Following up on my praise of the bus lanes of Paris, San Francisco reader Ian Leighton logs these observations about the operation of Parisian boulevards from several points of view. Ian is a co-founder of Embark, a firm that designs mobile applications for transit systems around the US and London.
In addition to Métro / Bus / Tram / RER, I also walked (bien sûr) and made use of the bicycle sharing system Velib', so I was able to experience the use of street space in Paris from the perspective of several modes.
The buses work pretty well, and seem to be well-ridden. They connect quartiers that the metro doesn't and (in my case) allow for enjoyment of the city at street level, for better geographical education of how things are connected in the non-gridded city. I found I took buses much more often when the weather was beautiful.
About bus boarding: The normal length buses seem to still insist that you board at the front, which is still relatively quick, as I also observed in London, since most people have Navigo smart cards. They even have two "lanes" for boarding through the front door, with a divider and Navigo reader on each side. You can still pay in cash/coin with a hefty surcharge. The articulated buses allow all-door boarding as you observed, which is how the trams operate, convergently. Buses, in general, feel very modern and welcoming. As far as I could tell, there was no "old bus" vs "new bus" as we have [in North America] often, and all the buses treated riders like citizens. Low floor, line maps inside, upcoming stop displays, clean interiors, consistent branding and appearance.

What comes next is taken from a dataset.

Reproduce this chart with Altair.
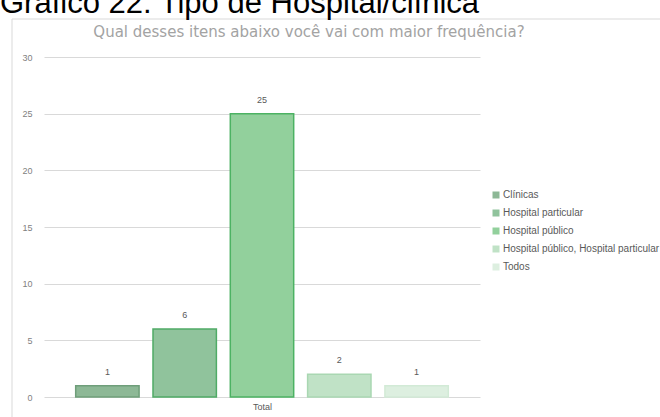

Paris has seemingly done a good job of managing its street space, and it is dynamic both in daily use and over time. The city seems to constantly make small modifications to its streets. In daily use, the (wide, separated) bus lane also serves bikes and sometimes deliveries. Depending on the width of the bus lane, these are sometimes clever parking/delivery spaces cut halfway into the sidewalk that still let the buses squeeze by, sometimes not. Sometimes deliveries are prohibited during peak hours, when traffic isn't free-flowing enough for the bus to use a travel lane. On less wide streets, a non-separated bus lane is narrower and really mostly used by bikes, and by buses when the other lanes are truly blocked up with traffic.
The bus lanes are a great addition to the bike network. Bike lanes can get a little creative, transitioning from sidewalk to street to bus lane to across the street to disappearing. But even around giant intersections like Place d'Italie (13th), they guide you decently well around the craziness with sharrows and bike traffic lights. And you always have the option (and in some places, like Bastille and Concorde, it's the only option) to just, well have at it with the scooters, cars, trucks and buses in the fray — which isn't nearly as bad as it seems, since Parisian drivers are pretty considerate and aware of people on bikes.
On a longer-term basis, the city seems willing to make changes: converting its "payant" parking spaces into auto'lib stations, livrasion spaces, and dedicated bike lanes as well. It definitely feels like if you come back to the same street in a few years, there will undoubtedly be some slight modifications.
One thing that struck me was there there is still a ton of parking on Parisian streets! It seems that if you give a Parisian car-owner (or politician, planner, decision-maker?) the choice between removing a parking lane or a travel lane, they'll prefer the latter, and preserve their parking.
Caveat: traffic is still a problem. During rush hour, taxis and right turns can clog a bus lane pretty quickly. There doesn't seem to be the same gridlock law as we have in California. The effective lanes during the afternoon rush hour, in the 9th, 10th, and 18th (N / NW) end of Paris at least, where I observed them, suddenly have a line of taxis and buses. This is usually okay for bikes, but occasionally it gets bad enough that bikes have to do some weaving through the lines of taxis. A little improvement is still needed, as always.
These photos were taken during rush hour on rue Lafayette in the 10th. There was so much gridlock, and so many taxis in the bus lane, that 5 or 6 buses were stuck in line with the taxis, between two bus stops. I don't recall whether any were bunched on the same route.
Coming back to San Francisco, I bike a lot more, since it's so much faster than transit. Being in Paris has made me realize the potential to have a great bus system (barring the full-scale metro, or even Parisian style tramway, we doubtless need in a few corridors and can't pay for). Removing stops, contraflow and separated (or at least colored) bus lanes to signal to drivers that they're not supposed to be there, and signal priority would doubtless do a lot to speed up MUNI. It even seems, to me at least, that the Muni Metro T line doesn't even have signal priority, even with its own right-of-way… or if it is, it's pretty ineffective. Oh well, I'll have to wait for the San Francsico Transit Effectiveness Project, someday.